Diz ele: “Uma das minhas grandes preocupações por muitos anos, foi como as pessoas podem evitar e destruir ditaduras. Isso foi alimentado, em parte devido à crença que os seres humanos não devem ser dominados e destruídos por tais regimes. Essa crença foi reforçada por leituras sobre a importância da liberdade humana, sobre a natureza das ditaduras (desde Aristóteles até analistas do totalitarismo), e as histórias de ditaduras (especialmente os sistemas nazista e stalinista)”.

O que mais me chamou a atenção no trabalho de Sharp foi a demonstração de coragem (acima do normal) que pessoas assumiram para lutar contra as tiranias. De fora, temos a impressão de que é necessária muita coragem para enfrentar policiais e soldados, atirando pedras, resistindo a gases e cachorros, pontapés e sprays de pimenta, mas Sharp mostra que coragem maior vem daqueles dispostos a vencer pela não violência.

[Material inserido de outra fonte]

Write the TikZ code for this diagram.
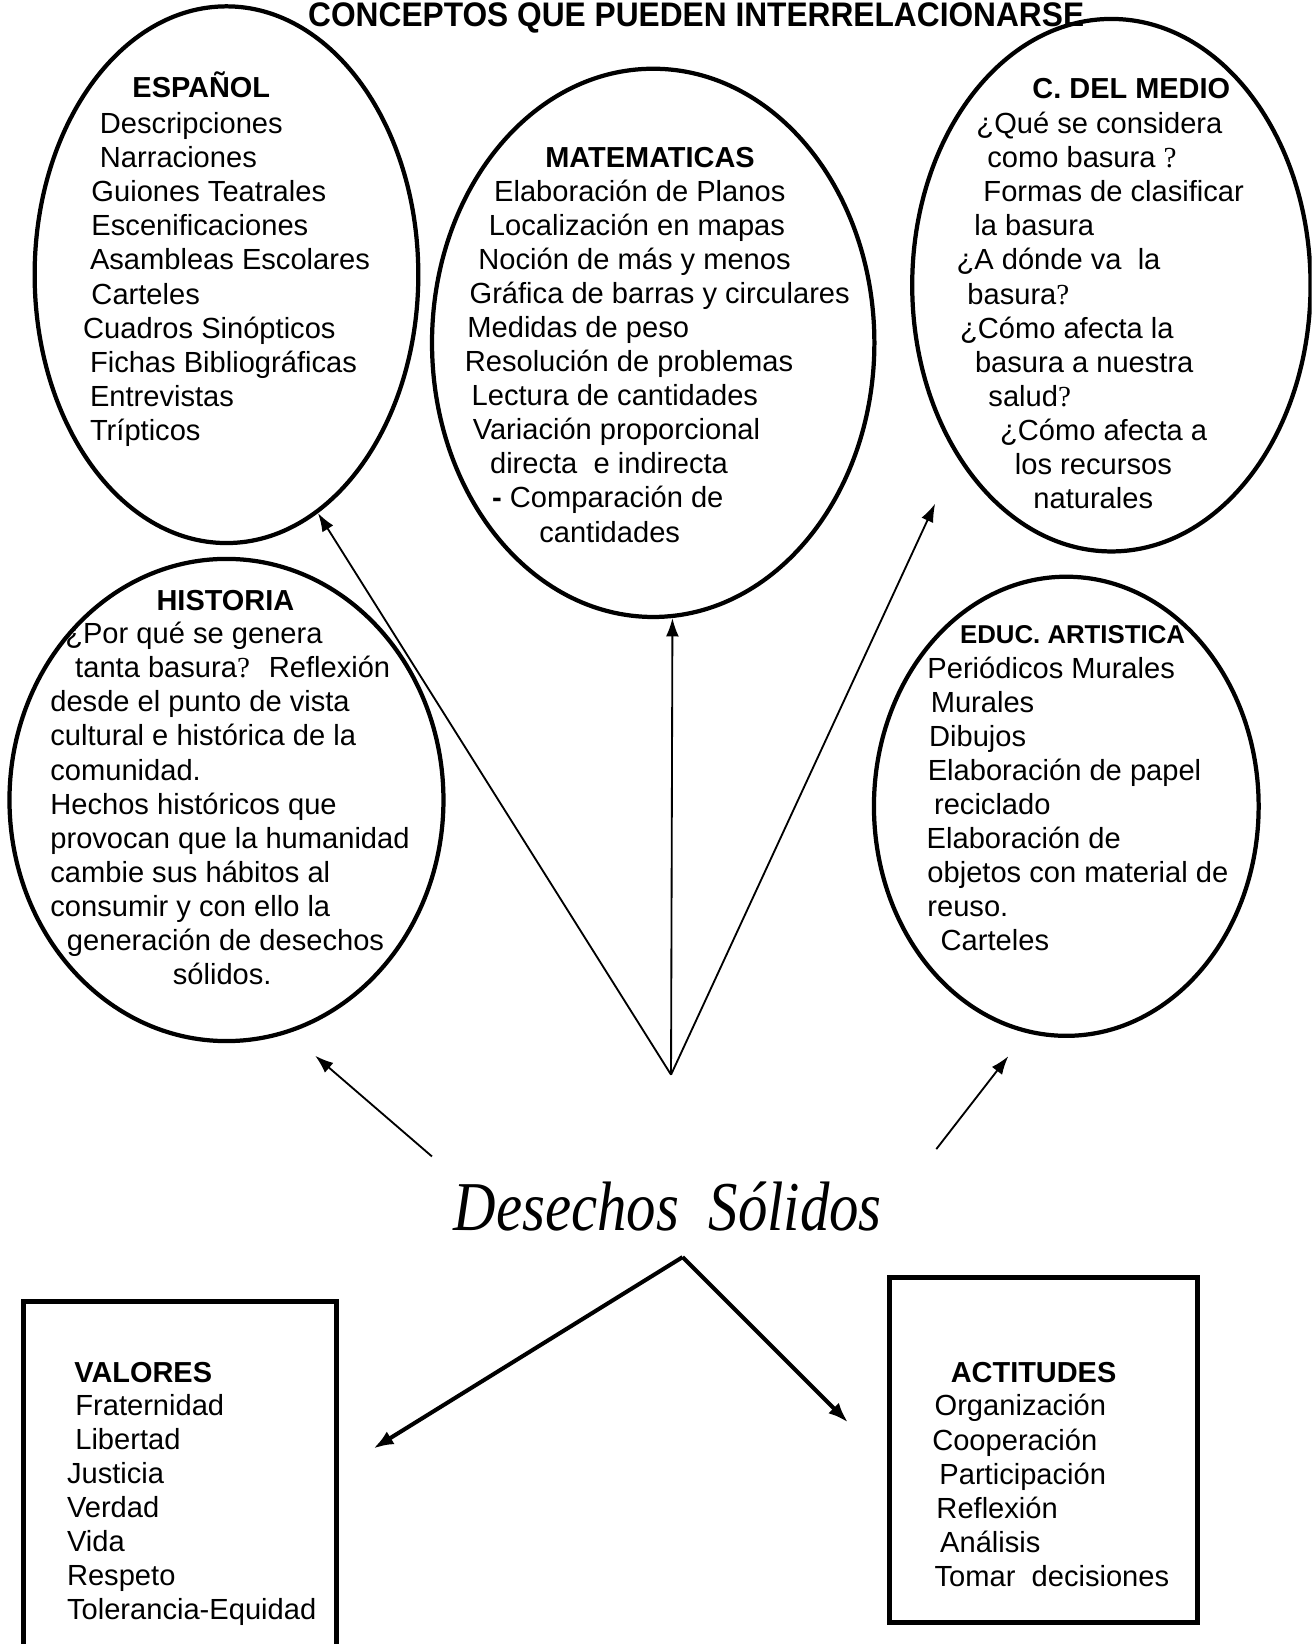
\documentclass[tikz,border=0pt]{standalone}
\usepackage{fontspec}
\usepackage{graphicx}
\setmainfont{Liberation Sans}
\newfontfamily\serifq{Liberation Serif}
\newcommand{\qm}{{\serifq ?}}
\usetikzlibrary{shapes,arrows.meta,positioning,calc}

\begin{document}
\begin{tikzpicture}[x=0.02cm, y=-0.02cm,
    area/.style={ellipse, draw, line width=2.3pt, inner sep=0pt},
    panel/.style={rectangle, draw, line width=2.7pt, inner sep=0pt},
    head/.style={font=\fontsize{15.7}{18.5}\selectfont\bfseries, inner sep=0pt},
    body/.style={font=\fontsize{15.8}{18.5}\selectfont, align=left, inner sep=0pt, anchor=base west},
    link/.style={-{Latex[length=10pt,width=7pt]}, line width=1pt},
    bold link/.style={-{Latex[length=11pt,width=8pt]}, line width=2.2pt}]

    % Page
    \fill[white] (0,0) rectangle (1251,1568);
    \clip (0,0) rectangle (1251,1568);

    % Title
    \node[anchor=base, inner sep=0pt, font=\fontsize{18.5}{20}\selectfont\bfseries] (title) at (664,25)
        {\scalebox{0.93}[1]{CONCEPTOS QUE PUEDEN INTERRELACIONARSE}};

    % Subject areas
    \node[area, minimum width=7.32cm, minimum height=10.24cm] (esp) at (216,262) {};
    \node[area, minimum width=8.44cm, minimum height=10.46cm] (mate) at (623,327) {};
    \node[area, minimum width=7.6cm, minimum height=10.16cm] (cdm) at (1060,272) {};
    \node[area, minimum width=8.28cm, minimum height=9.2cm] (hist) at (216,763) {};
    \node[area, minimum width=7.34cm, minimum height=8.76cm] (educ) at (1017,769) {};

    % Boxes
    \node[panel, minimum width=5.98cm, minimum height=7.18cm] (val) at (171.5,1420.5) {};
    \node[panel, minimum width=5.88cm, minimum height=6.57cm] (act) at (995,1383) {};

    % Headings
    \node[head, anchor=base] (esp-t) at (192,93) {ESPAÑOL};
    \node[head, anchor=base] (mate-t) at (620,160) {MATEMATICAS};
    \node[head, anchor=base] (cdm-t) at (1079,94) {C. DEL MEDIO};
    \node[head, anchor=base] (hist-t) at (215,582) {HISTORIA};
    \node[head, anchor=base, font=\fontsize{14}{16}\selectfont\bfseries] (educ-t) at (1023,614) {EDUC. ARTISTICA};
    \node[head, anchor=base west] (val-t) at (70.6,1319) {VALORES};
    \node[head, anchor=base west] (act-t) at (906.5,1319) {ACTITUDES};

    % Contents (placed by the baseline of their last line)
    \node[body] (esp-b) at (79,420) {\hspace*{9.1pt}Descripciones\\
        \hspace*{9.1pt}Narraciones\\ \hspace*{4.5pt}Guiones Teatrales\\
        \hspace*{4.5pt}Escenificaciones\\ \hspace*{3.7pt}Asambleas Escolares\\
        \hspace*{4.5pt}Carteles\\ Cuadros Sinópticos\\
        \hspace*{3.7pt}Fichas Bibliográficas\\ \hspace*{3.7pt}Entrevistas\\
        \hspace*{3.7pt}Trípticos};
    \node[body] (mate-b) at (443,517) {\hspace*{15.9pt}Elaboración de Planos\\
        \hspace*{13.1pt}Localización en mapas\\ \hspace*{7.4pt}Noción de más y menos\\
        \hspace*{2.6pt}Gráfica de barras y circulares\\ \hspace*{1.4pt}Medidas de peso\\
        Resolución de problemas\\ \hspace*{3.7pt}Lectura de cantidades\\
        \hspace*{4.3pt}Variación proporcional\\ \hspace*{13.7pt}directa~ e indirecta\\
        \hspace*{14.8pt}\textbf{-} Comparación de\\ \hspace*{40.4pt}cantidades};
    \node[body] (cdm-b) at (912,485) {\hspace*{10.8pt}¿Qué se considera\\
        \hspace*{16.7pt}como basura \qm\\ \hspace*{14.6pt}Formas de clasificar\\
        \hspace*{9.7pt}la basura\\ ¿A dónde va~ la\\ \hspace*{5.9pt}basura\qm\\
        \hspace*{1.9pt}¿Cómo afecta la\\ \hspace*{10pt}basura a nuestra\\
        \hspace*{17.3pt}salud\qm\\ \hspace*{23.6pt}¿Cómo afecta a\\
        \hspace*{31.7pt}los recursos\\ \hspace*{41.7pt}naturales};
    \node[body] (hist-b) at (47.7,939) {\hspace*{8.1pt}¿Por qué se genera\\
        \hspace*{13.5pt}tanta basura\qm~ Reflexión\\ desde el punto de vista\\
        cultural e histórica de la\\ comunidad.\\ Hechos históricos que\\
        provocan que la humanidad\\ cambie sus hábitos al\\
        consumir y con ello la\\ \hspace*{9pt}generación de desechos\\
        \hspace*{66.5pt}sólidos.};
    \node[body] (educ-b) at (883.5,907) {\hspace*{0.4pt}Periódicos Murales\\
        \hspace*{2.2pt}Murales\\ \hspace*{1.3pt}Dibujos\\
        \hspace*{0.6pt}Elaboración de papel\\ \hspace*{4pt}reciclado\\
        Elaboración de\\ \hspace*{0.4pt}objetos con material de\\
        \hspace*{0.4pt}reuso.\\ \hspace*{7.6pt}Carteles};
    \node[body] (val-b) at (63.6,1545) {\hspace*{4.5pt}Fraternidad\\
        \hspace*{4.5pt}Libertad\\ Justicia\\ Verdad\\ Vida\\ Respeto\\
        Tolerancia-Equidad};
    \node[body] (act-b) at (888.8,1513) {\hspace*{1.3pt}Organización\\
        Cooperación\\ \hspace*{3.9pt}Participación\\ \hspace*{2.3pt}Reflexión\\
        \hspace*{4.3pt}Análisis\\ \hspace*{1.3pt}Tomar~ decisiones};

    % Centre
    \node[anchor=base, inner sep=0pt, font=\serifq\itshape\fontsize{38}{42}\selectfont] (ds) at (637,1174)
        {\scalebox{0.84}[1]{Desechos~ Sólidos}};

    % Arrow starts
    \coordinate (hub) at (640,1025);
    \coordinate (hleft) at (412,1103);
    \coordinate (hright) at (893,1096);
    \coordinate (apex) at (651,1199);

    % Arrows
    \draw[link] (hub) -- (esp.-69);
    \draw[link] (hub) -- (mate.-86);
    \draw[link, shorten >=0.98cm] (hub) -- (cdm.-132);
    \draw[link, shorten >=0.66cm] (hleft) -- (hist.-75);
    \draw[link, shorten >=0.56cm] (hright) -- (educ.-100);
    \draw[bold link, shorten >=0.77cm] (apex) -- (val.7);
    \draw[bold link, shorten >=1.04cm] (apex) -- (act.184);
\end{tikzpicture}
\end{document}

Segundo Sharp, a violência não é a melhor alternativa por vários motivos, mas o maior deles é que o seu inimigo sabe melhor que você como utilizá-la:

“Independentemente do mérito da opção de violência, no entanto, uma coisa é certa. Ao depositar a confiança nos meios violentos, escolhe-se exatamente o tipo de luta em que os opressores, quase sempre têm a superioridade. Os ditadores estão equipados para aplicar violência esmagadora. Não importa quão longa ou brevemente esses democratas possam continuar, eventualmente, as duras realidades militares tornam-se inevitáveis. Os ditadores têm quase sempre superioridade em equipamento militar, munições, transportes, e tamanho das forças militares. Apesar da bravura, os democratas não são (quase sempre) páreo para eles.”

Optar pela violência é como abandonar nossos valores e nos rendermos ao lado negro da força. Não é fácil se manter íntegro quando tudo à sua volta demonstra o contrário. Luther King e Gandhi também tiveram desertores em suas causas, aqueles que preferiram o combate, a luta armada, o revide ao invés de optar pelos atos não violentos. Contudo, o que a história nos mostra é que só aqueles que se mantiveram íntegros e corajosos é que alcançaram a vitória. Dos soldados armados, mesmo que com objetivos justos, não ouvimos falar, eles foram derrotados.

Então, qual a melhor saída? Sem dúvida, petições online e ativismos virtuais por si só não conseguirão resultados efetivos. É necessário, sim, sair às ruas, empunhar bandeiras e mudar estilos de vida. Organização e planejamento para ações nacionais e coordenadas. Pensadores, artistas e religiosos unidos em propósitos específicos e acima de tudo os métodos corretos do lado da verdade e da honestidade.

Depois que a sede de vingança passa, o conselho se transforma: “Filho, você precisa ser mais corajoso que eles. Resista, mas não revide. O final vai mostrar quem ganhou. Se você nunca desistir, você nunca vai perder”.

É urgente a ação e disso não temos dúvidas, mas o sucesso depende da forma. Do contrário, nos transformamos naquilo que mais odiamos e terminamos por lutar contra nós mesmos.